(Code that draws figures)
____
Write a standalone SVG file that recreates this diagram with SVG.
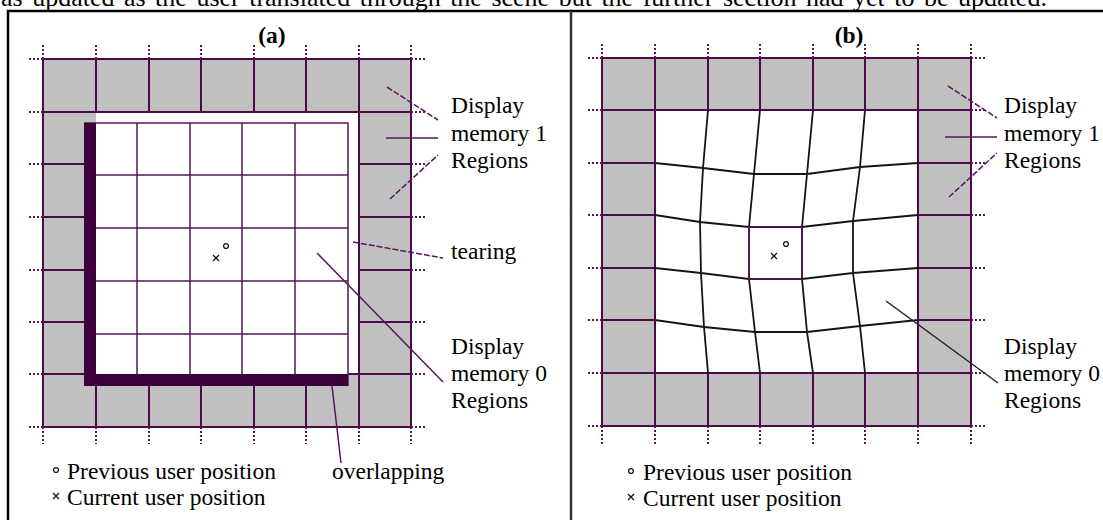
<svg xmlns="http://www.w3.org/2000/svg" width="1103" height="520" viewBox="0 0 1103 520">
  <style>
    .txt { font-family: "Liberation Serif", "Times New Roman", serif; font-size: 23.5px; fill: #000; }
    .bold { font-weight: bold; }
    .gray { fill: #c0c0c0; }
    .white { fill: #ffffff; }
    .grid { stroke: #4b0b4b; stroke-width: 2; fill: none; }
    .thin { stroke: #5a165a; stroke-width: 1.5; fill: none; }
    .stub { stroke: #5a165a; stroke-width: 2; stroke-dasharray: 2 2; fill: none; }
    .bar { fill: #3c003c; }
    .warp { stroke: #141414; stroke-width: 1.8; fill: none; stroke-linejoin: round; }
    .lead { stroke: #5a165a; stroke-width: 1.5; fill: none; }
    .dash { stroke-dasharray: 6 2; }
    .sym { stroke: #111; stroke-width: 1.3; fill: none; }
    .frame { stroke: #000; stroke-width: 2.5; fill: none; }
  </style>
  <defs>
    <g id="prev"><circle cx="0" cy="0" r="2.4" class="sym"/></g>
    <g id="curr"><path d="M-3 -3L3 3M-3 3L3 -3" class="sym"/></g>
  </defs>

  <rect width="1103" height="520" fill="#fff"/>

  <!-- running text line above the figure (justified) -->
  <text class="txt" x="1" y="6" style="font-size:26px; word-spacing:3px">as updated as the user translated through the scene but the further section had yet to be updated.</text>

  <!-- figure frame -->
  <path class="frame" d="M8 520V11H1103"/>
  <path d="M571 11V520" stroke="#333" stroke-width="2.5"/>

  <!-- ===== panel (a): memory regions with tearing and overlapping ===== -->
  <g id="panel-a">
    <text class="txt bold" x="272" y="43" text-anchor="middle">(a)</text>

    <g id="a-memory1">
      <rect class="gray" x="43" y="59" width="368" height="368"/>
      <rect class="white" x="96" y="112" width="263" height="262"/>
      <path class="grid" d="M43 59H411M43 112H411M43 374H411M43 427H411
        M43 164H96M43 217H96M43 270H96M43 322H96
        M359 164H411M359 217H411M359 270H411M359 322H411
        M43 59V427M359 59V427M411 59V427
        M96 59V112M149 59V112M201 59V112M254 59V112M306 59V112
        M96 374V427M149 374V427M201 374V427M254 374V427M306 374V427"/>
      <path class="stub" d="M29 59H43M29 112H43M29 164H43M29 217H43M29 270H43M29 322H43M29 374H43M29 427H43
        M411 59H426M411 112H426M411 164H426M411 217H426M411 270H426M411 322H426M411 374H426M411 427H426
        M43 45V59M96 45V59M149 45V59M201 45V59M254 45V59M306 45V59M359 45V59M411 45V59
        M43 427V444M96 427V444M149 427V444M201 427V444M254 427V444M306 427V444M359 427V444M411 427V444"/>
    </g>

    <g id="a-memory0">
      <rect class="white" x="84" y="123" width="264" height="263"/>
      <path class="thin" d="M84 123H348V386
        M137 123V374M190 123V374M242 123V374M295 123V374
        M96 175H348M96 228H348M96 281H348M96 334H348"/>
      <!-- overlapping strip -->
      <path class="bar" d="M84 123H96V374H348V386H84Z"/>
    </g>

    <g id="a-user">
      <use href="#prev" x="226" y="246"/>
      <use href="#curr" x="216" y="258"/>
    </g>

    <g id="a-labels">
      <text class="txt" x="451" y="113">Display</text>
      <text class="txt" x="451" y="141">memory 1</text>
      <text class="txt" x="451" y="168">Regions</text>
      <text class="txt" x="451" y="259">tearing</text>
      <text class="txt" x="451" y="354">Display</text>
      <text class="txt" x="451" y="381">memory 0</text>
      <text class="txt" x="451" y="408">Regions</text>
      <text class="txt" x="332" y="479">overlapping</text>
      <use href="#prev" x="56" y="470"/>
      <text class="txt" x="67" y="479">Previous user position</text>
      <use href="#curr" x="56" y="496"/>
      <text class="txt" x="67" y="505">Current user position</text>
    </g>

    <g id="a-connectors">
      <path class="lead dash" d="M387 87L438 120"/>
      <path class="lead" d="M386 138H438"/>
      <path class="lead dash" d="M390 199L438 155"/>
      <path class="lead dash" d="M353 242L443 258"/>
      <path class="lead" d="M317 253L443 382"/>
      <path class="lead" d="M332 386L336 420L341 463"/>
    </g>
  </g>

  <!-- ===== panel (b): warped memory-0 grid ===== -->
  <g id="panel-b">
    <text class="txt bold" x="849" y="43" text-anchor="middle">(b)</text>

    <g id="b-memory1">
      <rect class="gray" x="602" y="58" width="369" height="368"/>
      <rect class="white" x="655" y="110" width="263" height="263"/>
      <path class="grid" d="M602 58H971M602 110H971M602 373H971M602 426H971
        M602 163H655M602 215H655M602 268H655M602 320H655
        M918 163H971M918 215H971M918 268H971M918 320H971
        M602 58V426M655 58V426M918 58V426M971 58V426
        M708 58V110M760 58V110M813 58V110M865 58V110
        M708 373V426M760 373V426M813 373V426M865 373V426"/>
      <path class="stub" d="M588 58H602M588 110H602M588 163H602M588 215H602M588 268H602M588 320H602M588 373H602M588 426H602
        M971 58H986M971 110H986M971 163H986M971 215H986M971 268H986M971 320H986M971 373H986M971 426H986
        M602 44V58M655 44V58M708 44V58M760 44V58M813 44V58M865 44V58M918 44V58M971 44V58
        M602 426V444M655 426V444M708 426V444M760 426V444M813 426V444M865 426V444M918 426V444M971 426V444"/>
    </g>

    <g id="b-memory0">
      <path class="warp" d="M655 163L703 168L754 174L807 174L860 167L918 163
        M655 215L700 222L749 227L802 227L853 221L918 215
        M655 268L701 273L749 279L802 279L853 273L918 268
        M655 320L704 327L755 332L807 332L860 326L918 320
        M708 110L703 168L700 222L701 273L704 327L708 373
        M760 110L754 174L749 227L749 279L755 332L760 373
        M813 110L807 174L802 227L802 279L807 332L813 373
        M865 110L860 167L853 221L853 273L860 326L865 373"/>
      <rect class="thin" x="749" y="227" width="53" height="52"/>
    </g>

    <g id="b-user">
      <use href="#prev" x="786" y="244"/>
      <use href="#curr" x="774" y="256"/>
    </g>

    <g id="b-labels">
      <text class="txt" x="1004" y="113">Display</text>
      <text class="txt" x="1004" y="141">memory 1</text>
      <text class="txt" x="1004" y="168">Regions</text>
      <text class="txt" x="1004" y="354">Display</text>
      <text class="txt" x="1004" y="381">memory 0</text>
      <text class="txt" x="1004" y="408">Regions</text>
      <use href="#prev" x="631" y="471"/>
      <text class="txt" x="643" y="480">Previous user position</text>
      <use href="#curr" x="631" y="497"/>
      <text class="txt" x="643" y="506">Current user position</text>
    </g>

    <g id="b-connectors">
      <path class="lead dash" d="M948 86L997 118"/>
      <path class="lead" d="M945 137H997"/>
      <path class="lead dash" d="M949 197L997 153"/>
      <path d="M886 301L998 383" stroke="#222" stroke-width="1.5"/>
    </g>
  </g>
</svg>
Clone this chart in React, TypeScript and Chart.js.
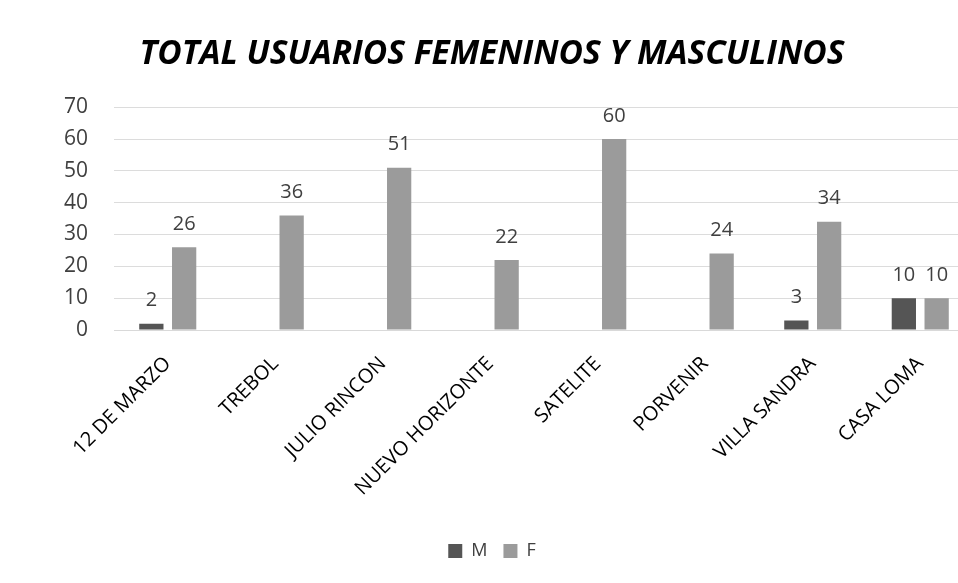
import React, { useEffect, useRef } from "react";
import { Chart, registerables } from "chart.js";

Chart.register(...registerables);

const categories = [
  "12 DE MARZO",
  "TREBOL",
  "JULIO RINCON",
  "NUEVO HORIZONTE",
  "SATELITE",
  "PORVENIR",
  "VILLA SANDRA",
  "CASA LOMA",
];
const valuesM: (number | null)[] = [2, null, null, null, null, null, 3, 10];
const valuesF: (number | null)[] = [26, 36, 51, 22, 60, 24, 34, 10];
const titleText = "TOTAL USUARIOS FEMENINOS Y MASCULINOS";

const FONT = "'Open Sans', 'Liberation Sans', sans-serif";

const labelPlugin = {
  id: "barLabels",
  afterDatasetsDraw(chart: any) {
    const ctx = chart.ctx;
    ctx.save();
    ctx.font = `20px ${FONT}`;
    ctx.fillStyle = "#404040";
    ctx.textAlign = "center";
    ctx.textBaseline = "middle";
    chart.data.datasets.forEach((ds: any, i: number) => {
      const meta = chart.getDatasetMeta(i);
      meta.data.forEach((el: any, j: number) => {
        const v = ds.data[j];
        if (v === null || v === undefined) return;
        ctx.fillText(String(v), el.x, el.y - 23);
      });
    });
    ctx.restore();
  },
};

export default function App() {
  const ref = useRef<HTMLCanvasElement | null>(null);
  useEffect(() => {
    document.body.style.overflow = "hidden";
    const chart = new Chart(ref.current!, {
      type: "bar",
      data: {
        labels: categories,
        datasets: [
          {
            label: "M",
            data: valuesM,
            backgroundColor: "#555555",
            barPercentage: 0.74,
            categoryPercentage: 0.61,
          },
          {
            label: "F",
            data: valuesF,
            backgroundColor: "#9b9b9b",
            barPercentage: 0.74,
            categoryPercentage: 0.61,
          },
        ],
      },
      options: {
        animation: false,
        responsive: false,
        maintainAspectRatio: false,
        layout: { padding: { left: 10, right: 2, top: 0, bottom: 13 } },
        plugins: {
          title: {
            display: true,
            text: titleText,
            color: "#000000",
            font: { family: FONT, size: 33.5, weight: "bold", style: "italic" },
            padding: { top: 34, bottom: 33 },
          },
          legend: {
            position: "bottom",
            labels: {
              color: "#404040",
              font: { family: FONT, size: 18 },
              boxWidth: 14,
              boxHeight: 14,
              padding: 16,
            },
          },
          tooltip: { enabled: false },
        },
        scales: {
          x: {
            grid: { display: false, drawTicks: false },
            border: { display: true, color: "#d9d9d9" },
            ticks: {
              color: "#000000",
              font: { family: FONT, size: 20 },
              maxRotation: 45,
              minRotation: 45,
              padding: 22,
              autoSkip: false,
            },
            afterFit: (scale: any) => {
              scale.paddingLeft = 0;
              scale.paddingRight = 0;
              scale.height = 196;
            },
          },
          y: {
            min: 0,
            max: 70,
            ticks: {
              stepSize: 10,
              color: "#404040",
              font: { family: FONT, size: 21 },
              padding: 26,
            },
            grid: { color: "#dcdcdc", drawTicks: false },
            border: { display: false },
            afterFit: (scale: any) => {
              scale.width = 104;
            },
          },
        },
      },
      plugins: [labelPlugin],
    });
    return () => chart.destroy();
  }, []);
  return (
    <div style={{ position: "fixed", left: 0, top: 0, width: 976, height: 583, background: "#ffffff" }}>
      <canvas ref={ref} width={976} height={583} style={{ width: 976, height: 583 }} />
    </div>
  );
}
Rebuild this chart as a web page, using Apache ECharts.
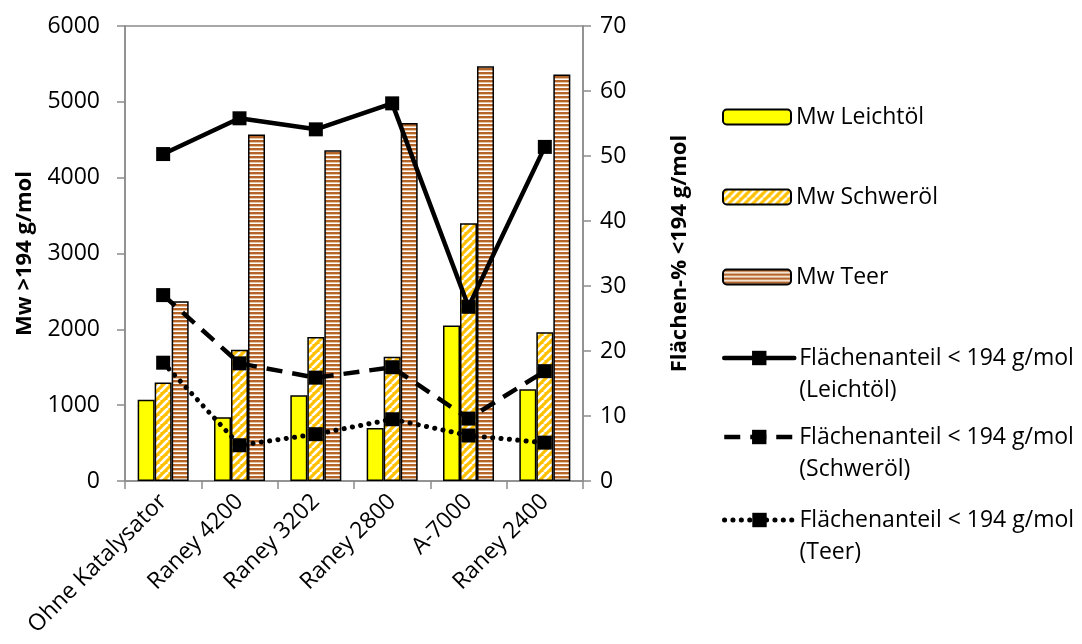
____
_EXERCISE TASK_
Filter the records above for lines containing the word "this", and copy those lines.

_TASK RESULT_
Write a standalone SVG file that recreates this diagram with SVG.
Clone this chart in React, TypeScript and Chart.js.
Rebuild this chart as a web page, using Apache ECharts.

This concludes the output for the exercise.